[start]
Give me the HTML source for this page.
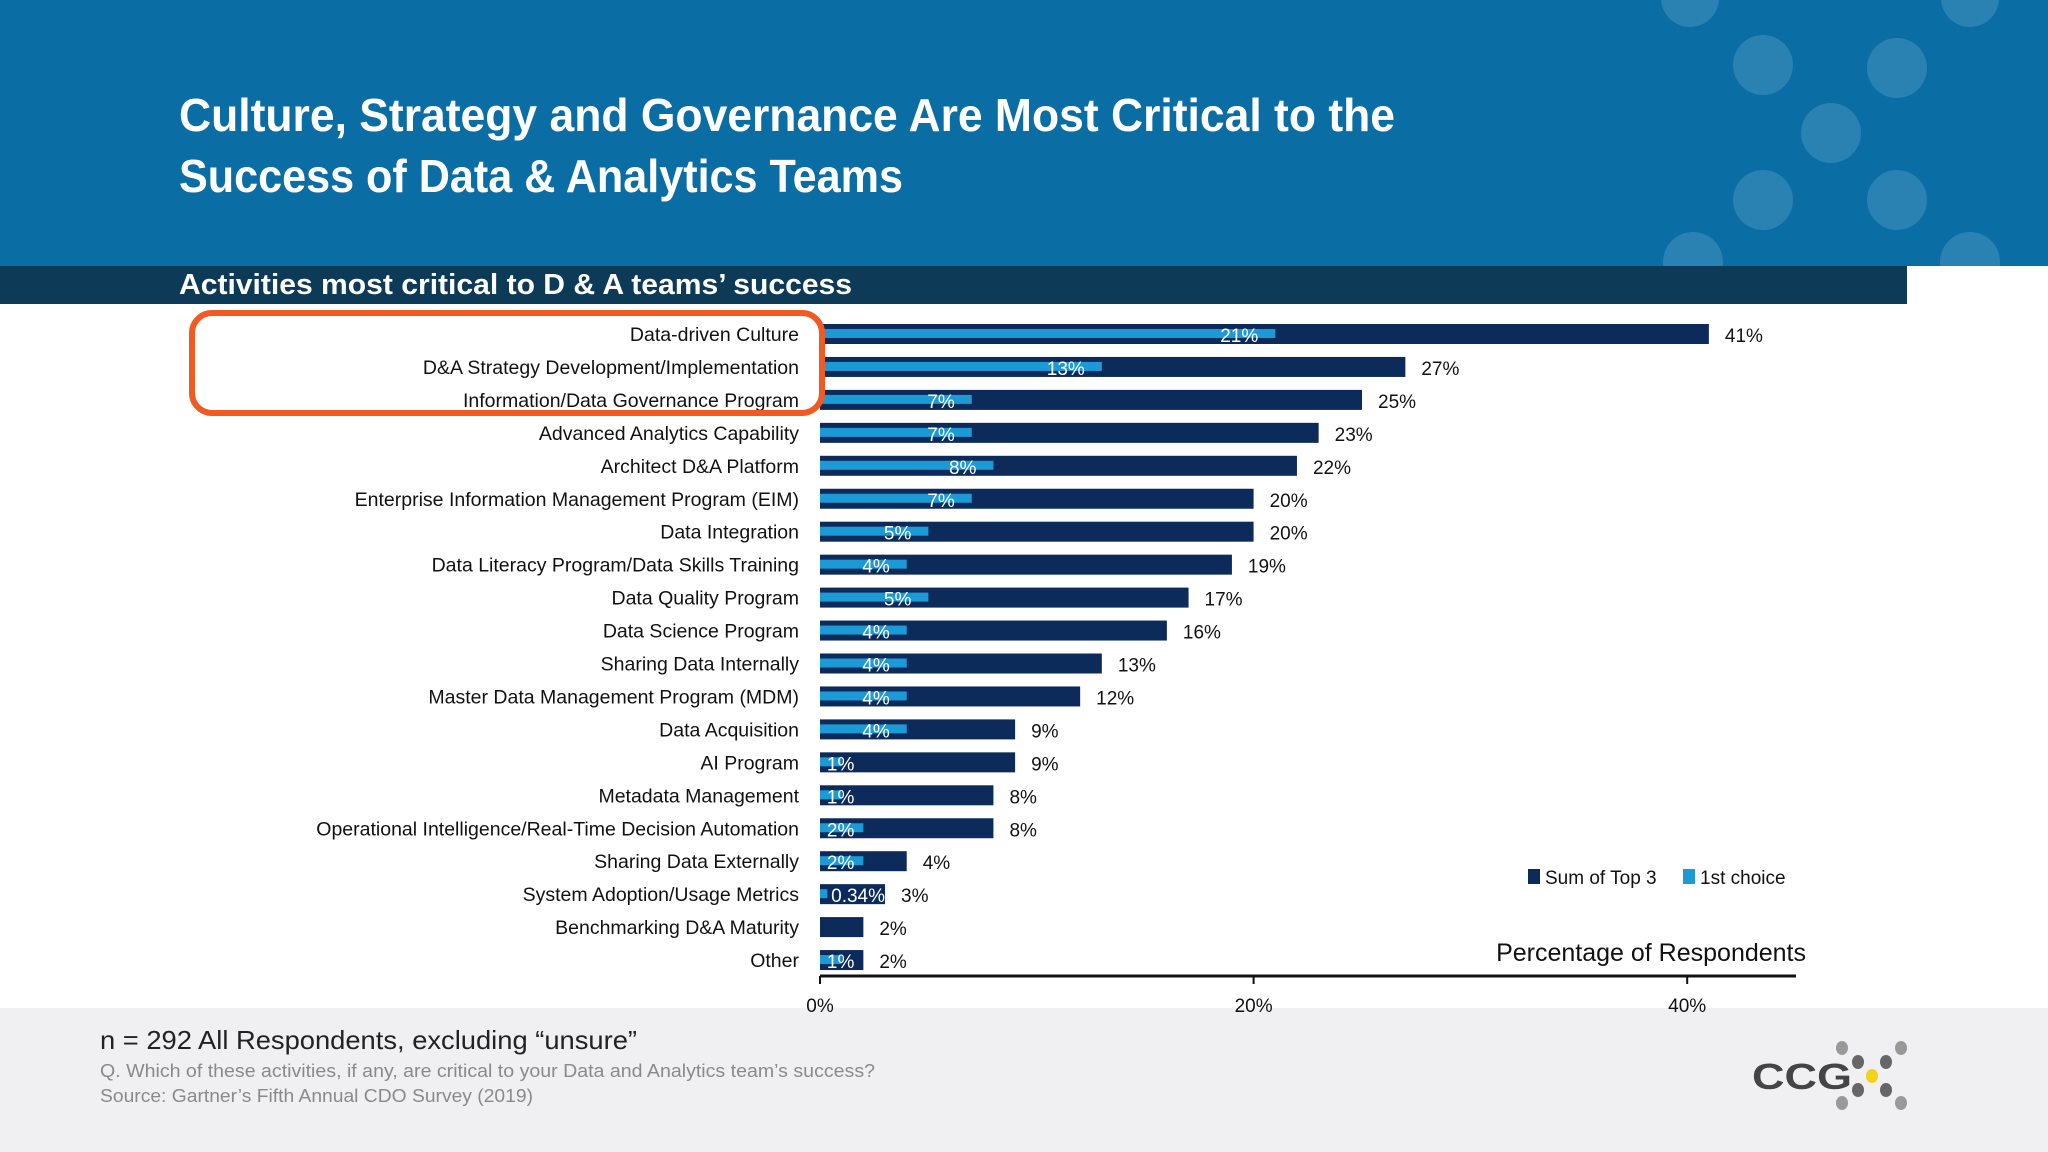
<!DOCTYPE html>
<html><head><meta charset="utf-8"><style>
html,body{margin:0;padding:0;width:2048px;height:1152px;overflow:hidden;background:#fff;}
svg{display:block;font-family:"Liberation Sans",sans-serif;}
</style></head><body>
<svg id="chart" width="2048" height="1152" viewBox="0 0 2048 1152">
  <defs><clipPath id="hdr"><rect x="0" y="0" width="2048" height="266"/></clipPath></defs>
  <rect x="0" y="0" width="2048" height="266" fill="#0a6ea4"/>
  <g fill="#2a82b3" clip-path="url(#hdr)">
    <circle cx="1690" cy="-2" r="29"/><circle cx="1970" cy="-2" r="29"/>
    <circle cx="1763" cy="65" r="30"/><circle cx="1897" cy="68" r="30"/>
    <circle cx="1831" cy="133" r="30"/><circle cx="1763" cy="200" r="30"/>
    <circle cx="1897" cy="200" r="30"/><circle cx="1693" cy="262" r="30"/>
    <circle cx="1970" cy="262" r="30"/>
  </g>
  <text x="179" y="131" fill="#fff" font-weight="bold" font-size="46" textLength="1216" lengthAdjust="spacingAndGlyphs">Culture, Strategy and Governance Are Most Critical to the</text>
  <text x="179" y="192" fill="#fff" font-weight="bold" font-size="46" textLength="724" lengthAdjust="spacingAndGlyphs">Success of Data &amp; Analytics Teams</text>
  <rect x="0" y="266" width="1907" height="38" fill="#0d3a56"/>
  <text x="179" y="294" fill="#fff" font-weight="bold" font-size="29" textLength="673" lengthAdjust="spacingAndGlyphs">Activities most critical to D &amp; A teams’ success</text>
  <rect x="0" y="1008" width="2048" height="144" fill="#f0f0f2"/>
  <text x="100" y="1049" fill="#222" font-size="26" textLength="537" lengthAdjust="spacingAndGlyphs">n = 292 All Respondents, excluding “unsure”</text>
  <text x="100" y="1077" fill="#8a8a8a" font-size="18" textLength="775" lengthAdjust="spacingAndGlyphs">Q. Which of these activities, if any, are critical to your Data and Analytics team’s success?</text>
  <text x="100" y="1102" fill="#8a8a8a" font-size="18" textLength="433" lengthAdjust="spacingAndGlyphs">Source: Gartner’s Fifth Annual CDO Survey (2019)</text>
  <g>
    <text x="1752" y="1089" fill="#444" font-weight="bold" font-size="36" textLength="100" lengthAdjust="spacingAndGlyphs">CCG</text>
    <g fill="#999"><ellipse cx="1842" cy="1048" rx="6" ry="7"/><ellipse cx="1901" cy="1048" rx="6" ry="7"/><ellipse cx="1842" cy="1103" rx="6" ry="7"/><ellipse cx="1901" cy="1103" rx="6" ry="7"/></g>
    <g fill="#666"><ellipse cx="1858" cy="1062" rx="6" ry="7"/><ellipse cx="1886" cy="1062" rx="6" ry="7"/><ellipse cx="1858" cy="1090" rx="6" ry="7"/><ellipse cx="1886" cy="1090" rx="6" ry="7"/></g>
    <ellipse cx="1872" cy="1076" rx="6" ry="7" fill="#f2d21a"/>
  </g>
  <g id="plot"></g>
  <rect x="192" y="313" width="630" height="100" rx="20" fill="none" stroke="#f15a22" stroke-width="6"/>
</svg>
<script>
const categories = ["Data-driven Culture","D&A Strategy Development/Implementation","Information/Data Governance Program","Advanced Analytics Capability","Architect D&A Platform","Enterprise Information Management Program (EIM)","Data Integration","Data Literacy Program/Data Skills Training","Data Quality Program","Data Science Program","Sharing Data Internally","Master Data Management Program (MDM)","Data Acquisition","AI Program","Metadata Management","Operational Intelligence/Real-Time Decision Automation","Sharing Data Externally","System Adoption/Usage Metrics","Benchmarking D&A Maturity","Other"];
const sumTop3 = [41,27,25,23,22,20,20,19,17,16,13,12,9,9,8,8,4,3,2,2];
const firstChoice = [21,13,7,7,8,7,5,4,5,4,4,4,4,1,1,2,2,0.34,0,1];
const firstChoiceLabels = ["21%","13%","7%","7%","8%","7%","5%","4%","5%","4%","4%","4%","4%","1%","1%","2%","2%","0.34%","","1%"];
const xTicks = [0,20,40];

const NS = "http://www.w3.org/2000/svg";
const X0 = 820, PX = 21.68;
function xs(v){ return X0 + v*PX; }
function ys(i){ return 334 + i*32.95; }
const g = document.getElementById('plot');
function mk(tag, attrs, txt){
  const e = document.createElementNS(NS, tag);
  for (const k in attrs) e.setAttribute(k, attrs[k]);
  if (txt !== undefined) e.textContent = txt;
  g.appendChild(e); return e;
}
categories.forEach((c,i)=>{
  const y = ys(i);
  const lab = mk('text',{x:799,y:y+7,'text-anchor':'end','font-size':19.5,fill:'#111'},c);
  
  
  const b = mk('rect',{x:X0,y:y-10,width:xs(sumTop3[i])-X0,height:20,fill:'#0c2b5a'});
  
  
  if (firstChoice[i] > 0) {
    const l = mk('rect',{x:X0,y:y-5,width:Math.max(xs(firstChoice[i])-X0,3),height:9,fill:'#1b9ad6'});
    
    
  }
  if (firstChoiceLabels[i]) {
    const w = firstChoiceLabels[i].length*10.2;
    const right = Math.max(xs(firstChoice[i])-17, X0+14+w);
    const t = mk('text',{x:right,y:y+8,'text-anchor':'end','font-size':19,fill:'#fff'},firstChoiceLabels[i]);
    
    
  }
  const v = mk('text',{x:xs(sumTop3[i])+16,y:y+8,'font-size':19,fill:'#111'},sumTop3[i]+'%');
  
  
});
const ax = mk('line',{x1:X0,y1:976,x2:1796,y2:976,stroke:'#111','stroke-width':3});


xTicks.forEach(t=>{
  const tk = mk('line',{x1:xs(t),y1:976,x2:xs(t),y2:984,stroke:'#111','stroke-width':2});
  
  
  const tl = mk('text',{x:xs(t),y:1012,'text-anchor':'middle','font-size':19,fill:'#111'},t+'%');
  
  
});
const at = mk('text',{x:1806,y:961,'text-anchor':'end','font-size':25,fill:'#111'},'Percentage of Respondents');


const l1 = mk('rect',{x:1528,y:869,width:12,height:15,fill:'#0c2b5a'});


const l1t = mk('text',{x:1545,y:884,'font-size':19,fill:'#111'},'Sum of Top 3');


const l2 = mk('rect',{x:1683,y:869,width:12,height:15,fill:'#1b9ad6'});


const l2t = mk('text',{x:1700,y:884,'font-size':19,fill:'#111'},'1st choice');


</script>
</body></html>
[end]
- Given problem:
Restate the data above word for word. Skip every picture.

- Reply:
Give me the HTML source for this page.
<!DOCTYPE html>
<html><head><meta charset="utf-8"><style>
html,body{margin:0;padding:0;width:2048px;height:1152px;overflow:hidden;background:#fff;}
svg{display:block;font-family:"Liberation Sans",sans-serif;}
</style></head><body>
<svg id="chart" width="2048" height="1152" viewBox="0 0 2048 1152">
  <defs><clipPath id="hdr"><rect x="0" y="0" width="2048" height="266"/></clipPath></defs>
  <rect x="0" y="0" width="2048" height="266" fill="#0a6ea4"/>
  <g fill="#2a82b3" clip-path="url(#hdr)">
    <circle cx="1690" cy="-2" r="29"/><circle cx="1970" cy="-2" r="29"/>
    <circle cx="1763" cy="65" r="30"/><circle cx="1897" cy="68" r="30"/>
    <circle cx="1831" cy="133" r="30"/><circle cx="1763" cy="200" r="30"/>
    <circle cx="1897" cy="200" r="30"/><circle cx="1693" cy="262" r="30"/>
    <circle cx="1970" cy="262" r="30"/>
  </g>
  <text x="179" y="131" fill="#fff" font-weight="bold" font-size="46" textLength="1216" lengthAdjust="spacingAndGlyphs">Culture, Strategy and Governance Are Most Critical to the</text>
  <text x="179" y="192" fill="#fff" font-weight="bold" font-size="46" textLength="724" lengthAdjust="spacingAndGlyphs">Success of Data &amp; Analytics Teams</text>
  <rect x="0" y="266" width="1907" height="38" fill="#0d3a56"/>
  <text x="179" y="294" fill="#fff" font-weight="bold" font-size="29" textLength="673" lengthAdjust="spacingAndGlyphs">Activities most critical to D &amp; A teams’ success</text>
  <rect x="0" y="1008" width="2048" height="144" fill="#f0f0f2"/>
  <text x="100" y="1049" fill="#222" font-size="26" textLength="537" lengthAdjust="spacingAndGlyphs">n = 292 All Respondents, excluding “unsure”</text>
  <text x="100" y="1077" fill="#8a8a8a" font-size="18" textLength="775" lengthAdjust="spacingAndGlyphs">Q. Which of these activities, if any, are critical to your Data and Analytics team’s success?</text>
  <text x="100" y="1102" fill="#8a8a8a" font-size="18" textLength="433" lengthAdjust="spacingAndGlyphs">Source: Gartner’s Fifth Annual CDO Survey (2019)</text>
  <g>
    <text x="1752" y="1089" fill="#444" font-weight="bold" font-size="36" textLength="100" lengthAdjust="spacingAndGlyphs">CCG</text>
    <g fill="#999"><ellipse cx="1842" cy="1048" rx="6" ry="7"/><ellipse cx="1901" cy="1048" rx="6" ry="7"/><ellipse cx="1842" cy="1103" rx="6" ry="7"/><ellipse cx="1901" cy="1103" rx="6" ry="7"/></g>
    <g fill="#666"><ellipse cx="1858" cy="1062" rx="6" ry="7"/><ellipse cx="1886" cy="1062" rx="6" ry="7"/><ellipse cx="1858" cy="1090" rx="6" ry="7"/><ellipse cx="1886" cy="1090" rx="6" ry="7"/></g>
    <ellipse cx="1872" cy="1076" rx="6" ry="7" fill="#f2d21a"/>
  </g>
  <g id="plot"></g>
  <rect x="192" y="313" width="630" height="100" rx="20" fill="none" stroke="#f15a22" stroke-width="6"/>
</svg>
<script>
const categories = ["Data-driven Culture","D&A Strategy Development/Implementation","Information/Data Governance Program","Advanced Analytics Capability","Architect D&A Platform","Enterprise Information Management Program (EIM)","Data Integration","Data Literacy Program/Data Skills Training","Data Quality Program","Data Science Program","Sharing Data Internally","Master Data Management Program (MDM)","Data Acquisition","AI Program","Metadata Management","Operational Intelligence/Real-Time Decision Automation","Sharing Data Externally","System Adoption/Usage Metrics","Benchmarking D&A Maturity","Other"];
const sumTop3 = [41,27,25,23,22,20,20,19,17,16,13,12,9,9,8,8,4,3,2,2];
const firstChoice = [21,13,7,7,8,7,5,4,5,4,4,4,4,1,1,2,2,0.34,0,1];
const firstChoiceLabels = ["21%","13%","7%","7%","8%","7%","5%","4%","5%","4%","4%","4%","4%","1%","1%","2%","2%","0.34%","","1%"];
const xTicks = [0,20,40];

const NS = "http://www.w3.org/2000/svg";
const X0 = 820, PX = 21.68;
function xs(v){ return X0 + v*PX; }
function ys(i){ return 334 + i*32.95; }
const g = document.getElementById('plot');
function mk(tag, attrs, txt){
  const e = document.createElementNS(NS, tag);
  for (const k in attrs) e.setAttribute(k, attrs[k]);
  if (txt !== undefined) e.textContent = txt;
  g.appendChild(e); return e;
}
categories.forEach((c,i)=>{
  const y = ys(i);
  const lab = mk('text',{x:799,y:y+7,'text-anchor':'end','font-size':19.5,fill:'#111'},c);
  
  
  const b = mk('rect',{x:X0,y:y-10,width:xs(sumTop3[i])-X0,height:20,fill:'#0c2b5a'});
  
  
  if (firstChoice[i] > 0) {
    const l = mk('rect',{x:X0,y:y-5,width:Math.max(xs(firstChoice[i])-X0,3),height:9,fill:'#1b9ad6'});
    
    
  }
  if (firstChoiceLabels[i]) {
    const w = firstChoiceLabels[i].length*10.2;
    const right = Math.max(xs(firstChoice[i])-17, X0+14+w);
    const t = mk('text',{x:right,y:y+8,'text-anchor':'end','font-size':19,fill:'#fff'},firstChoiceLabels[i]);
    
    
  }
  const v = mk('text',{x:xs(sumTop3[i])+16,y:y+8,'font-size':19,fill:'#111'},sumTop3[i]+'%');
  
  
});
const ax = mk('line',{x1:X0,y1:976,x2:1796,y2:976,stroke:'#111','stroke-width':3});


xTicks.forEach(t=>{
  const tk = mk('line',{x1:xs(t),y1:976,x2:xs(t),y2:984,stroke:'#111','stroke-width':2});
  
  
  const tl = mk('text',{x:xs(t),y:1012,'text-anchor':'middle','font-size':19,fill:'#111'},t+'%');
  
  
});
const at = mk('text',{x:1806,y:961,'text-anchor':'end','font-size':25,fill:'#111'},'Percentage of Respondents');


const l1 = mk('rect',{x:1528,y:869,width:12,height:15,fill:'#0c2b5a'});


const l1t = mk('text',{x:1545,y:884,'font-size':19,fill:'#111'},'Sum of Top 3');


const l2 = mk('rect',{x:1683,y:869,width:12,height:15,fill:'#1b9ad6'});


const l2t = mk('text',{x:1700,y:884,'font-size':19,fill:'#111'},'1st choice');


</script>
</body></html>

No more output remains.